I was away on holidays last week and in an attempt to ensure my break was a break I avoided the news. Studiously. I resisted opening Twitter, I ignored the various news apps on my phone and checked my emails infrequently.
It was bliss. In this line of work it was a small luxury I considered necessary. My ignorance-is-bliss bubble was burst quickly upon reacquainting myself with current affairs. Oh look Australia’s favourite “trollomnist” has taken aim at Australian of the Year Rosie Batty! Welcome back!
It’s fair to say, in my estimation Mark Latham’s contributions to the public discourse are dire. I have come to accept and expect that. Week after week, armed with few facts, a propensity to generalise and little regard for accuracy or his subjects’ humanity, he will dissect a person, a group, or even an illness, he disapproves of. It’s increasingly difficult to believe he’s motivated by anything other than a desire to inflame.
How else to explain his gratuitous attack on Rosie Batty and the various Our Watch initiatives designed to prevent family violence, promote greater understanding of the issue and encourage responsible reporting?
The only thing less bearable than his “trollumn” was the willingness of a national newspaper to publish it.
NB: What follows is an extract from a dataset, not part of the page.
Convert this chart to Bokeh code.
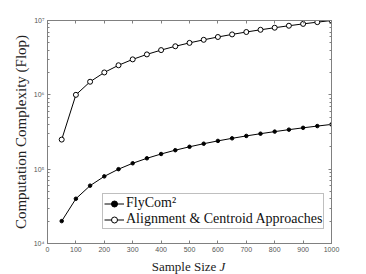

That is the problem I cannot resolve. Is it surprising that Latham would denigrate the most articulate, visible and prolific anti-family-violence campaigner Australia has ever seen? A woman who last year lost her only son at the hands of her former partner and has spent every day since advocating for change? Forcing politicians, business leaders and hundreds of thousands of ordinary Australians to confront and understand this issue? Not at all.
Is it surprising that The Australian Financial Review would lend the weight of its own reputation to his inaccurate musings? Sadly it’s not.
As was the case with Latham’s scathing column on Lisa Pryor (which is the subject of a defamation suit in the NSW Supreme Court) laden, as it was, with stunningly inaccurate and dangerous assertions about mental illness, the AFR published it.
Notwithstanding that depression and mental illness present legitimate health, social and economic problems for Australia. Notwithstanding that it was Post-natal Depression Awareness Week. Notwithstanding the stigma that dogs sufferers. Notwithstanding that newspapers are required to report accurately, responsibly and sensitively about mental illness. The AFR published the column anyway.
Notwithstanding the flood of feedback, including from the Royal Australian and New Zealand College of Psychiatrists described as “concerning” in relation to mental health, the newspaper offered no apology. Instead, it provided Latham with front-page billing to continue his tirade the next week.
The AFR & Latham have continued the same ugly pattern in selecting Rosie Batty as the next target. Except Rosie isn’t the only target. We’re all the targets. Every single Australian who cares about arresting the scourge of domestic violence. Every single person and organisation that is committed to promoting a better understanding of this violence is a target. Anyone and everyone who works towards prevention, offering victims support, setting up education programs, dismantling the myths that allow this violence to flourish; we’re all the targets.
Our Watch and Rosie Batty and the many vital organisations who work towards the goal of stemming the death of two women a week in Australia, aren’t working in the dark. There is no shortage of information about the causes of domestic violence and the path towards eradicating it. They are on that path and, in no small part because of Rosie Batty’s extraordinary advocacy, there are more Australians supporting them than ever before.
Latham and the AFR can denigrate and mock them as they please but it merely highlights their leadership on this issue. In his last month as the chief of army Lt General David Morrison observed to me that there was a “paucity of leadership” on the subject of domestic violence in Australia. That is a generous label for the AFR & Latham.
Domestic violence is, as Morrison described it, a legitimate business issue for every single Australian employer. It is not a socio-economic issue as Latham sought to frame it. It effects those in the wealthiest income brackets and those in the poorest. Stranger danger is not nearly as dangerous as “familiar danger” – three quarters of the women killed in Australia this year were killed by someone they knew intimately.
Those are just a few of the facts that a national newspaper that seeks to communicate with Australia’s leading employers, ought to know.
There are some social changes that create more resistance than others. As difficult as it is to comprehend resistance to marriage equality, an issue that an overwhelming number of employers support, it’s unfathomable that an individual, company or publication could resist change to eradicate domestic violence. And yet, that’s the position the AFR and Mark Latham are willing to adopt.